Andre Mills, a Dorchester native who attended the Mather Elementary School and then St. John Paul II Catholic Academy on Columbia Road as a youth, today is a redshirt freshman playing point guard on the University of Maryland’s basketball team.
Mills started his collegiate career with Texas A&M, then entered the transfer portal earlier this year, electing to follow his head coach to Maryland and a fresh start with the Terrapins.
In an interview with The Reporter, he remembered having a basketball in his hand by the time he was two and spending his childhood years in different areas of Dot.

“I grew up around Uphams Corner and then around the Franklin Park Zoo,” said Mills, who will turn 21 at the end of the month. “I used to stay with my grandmother a lot, since she lived near the Zoo. I was over there a ton.”
With his grandmother living so close to Roxbury, he began playing at the Manny Wilson Basketball Academy out of the Yawkey Club of Roxbury.
“It was a cool and convenient thing to do after school,” said Mills. “It was comfort. It was a way for me to express my emotions in a positive way.”
While basketball began as just another after-school activity, as the years progressed, Mills’s talent did, too. He spent his first two years of high school at Archbishop Williams in Braintree, where, he said, he began to see his own potential.
“I had a really good freshman year, and I had Coach [Brian] Holden, who played at the collegiate level. He just instilled in me a lot of trust, and taught me things about the game that I had no idea about,” Mills said. “I had a good feeling of the game, but he really taught me the mental part of the game, the conditioning that you have to have to play, and just little things like that.”
With Holden’s help and the support of the Mass Rivals AAU Program, Mills said, he took a “major leap” between his freshman and sophomore years. “I went from averaging like 11 points my freshman year to 25. I got bigger, stronger, more athletic,” reflected Mills.
After two years in Braintree, Mills left Massachusetts and reclassified at Vermont Academy. After spending a year up north, he returned to Massachusetts to finish high school with two standout seasons at the Brimmer and May School in Newton.
During his junior year there, he committed to play Division I ball at Texas A&M, and in his senior year, he set a one-game school record with a 52-point performance.

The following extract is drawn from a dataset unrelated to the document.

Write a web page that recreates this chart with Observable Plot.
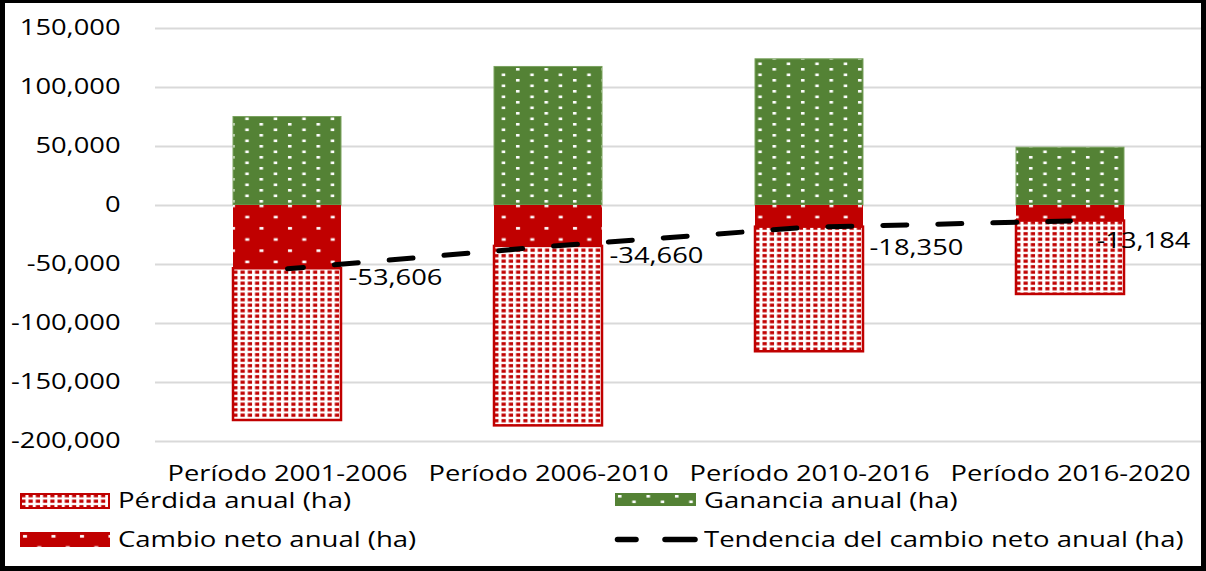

Mills said his current college coaches, Buzz Williams and Wabissa Bede, played large roles in his commitment process. Both men were at Texas A&M when he joined the squad; now all three are in their first season at Maryland.
“At Texas A&M, that group of players and guys were already there for four to five years together, like the whole team was seniors,” said Mills. “I had a meeting with Coach Buzz, and he was just saying like ‘You’re good enough to play, but we just have so much talent, we have so many veteran guys, that you’re probably not going to play as much.’
“I love coach so much,” Mills added, “because he knows there’s always a mental side of basketball, too, and there were a lot of things that were going on in my life that I don’t know if I would’ve been able to handle while playing.”
With the coaches’ guidance, he moved to redshirt his true freshman season and enter the transfer portal.
“That year was like getting my mental right and my emotions right, so I could play now, so that’s what led me to come with [Coach Williams] to Maryland as well.”
This fall he began his first official collegiate season with the Terps. With 16 games and 13 starts under his belt, the 6-foot-4 guard is averaging 8.6 points per game.
“There’s been a lot of ups and downs, of course, but I’ve enjoyed, and I’m enjoying a lot,” Mills said about his season so far. “Honestly, I’ve learned a lot about myself. I’ve learned a lot about leading, I’ve learned a lot about life, I’ve learned a lot about love, hate everything. I’m enjoying every moment of it.”
The season, however, is still far from over, and there’s a climb ahead for the Terrapins, who were 7-9 as they faced USC on Tuesday night. With three games next week, they hope to see a shift in those stats.
“I’m really excited and eager for these next few games,” said No. 7. “We’re finally starting to figure our identity out, so I just can’t wait to start this run we’re about to go on and shock a lot of people.”
When the season and school year is over, Mills plans to return to Dorchester.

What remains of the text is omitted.